Oskar Ernst Bernhardt (also known as Abd-Ru-Shin), former business man, essayist, and reflective thinker (1875-1941), has this to say on the Third Commandment: “No one keeps an hour of rest holy by going to church, unless at the same time during the time of rest he (she) is prepared to reflect on what he (she) has heard there, in order to absorb it rightly within him (her) self and live accordingly. The priest cannot make your day holy for you if you do not do so of yourself. Consider carefully ever again whether the real sense of the Word of God is completely in accord with your activity.”2 Alice Walker, author of “The Color Purple,” expresses the same truth in her own way: “Anybody can observe the Sabbath, but making it holy surely takes the rest of the week.”

As I look back now at my parents’ insistence that the five of us children go to Mass every Sunday, unless truly ill, I must admit I am grateful. Their deep faith definitely influenced me and my future vocation. I had my “prodigal” time in my early 20’s, missing a few Sunday Masses, but, like many others and through God’s grace, I found my way back to church.

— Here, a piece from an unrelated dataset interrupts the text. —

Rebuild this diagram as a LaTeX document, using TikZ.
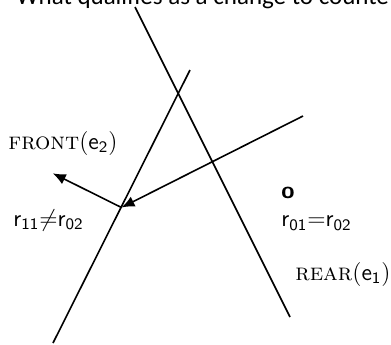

The following prayer by scientist and theologian, Teilhard de Chardin, is a fitting tribute to the essence of this commandment: “Lord of my childhood and Lord of my last days – God, complete in relation to yourself and yet, for us, continually being born – God, who because you offer yourself to our worship…are the only being that can satisfy us – let your universal Presence spring forth in a blaze of fire.” 3

1. Catechism of the Catholic Church, Numbers 2168-2171
2. The Ten Commandments of God, by Abd-Ru-Shin (Gambier, Ohio: Grail Foundation Press, 1996).
3. Let Me Eplain, A compilation of central passages from the complete works of Pierre Teilhard DeChardin (Harper & Row, 1966), p. 161.

There will not be a December issue…Have a Merry Christmas!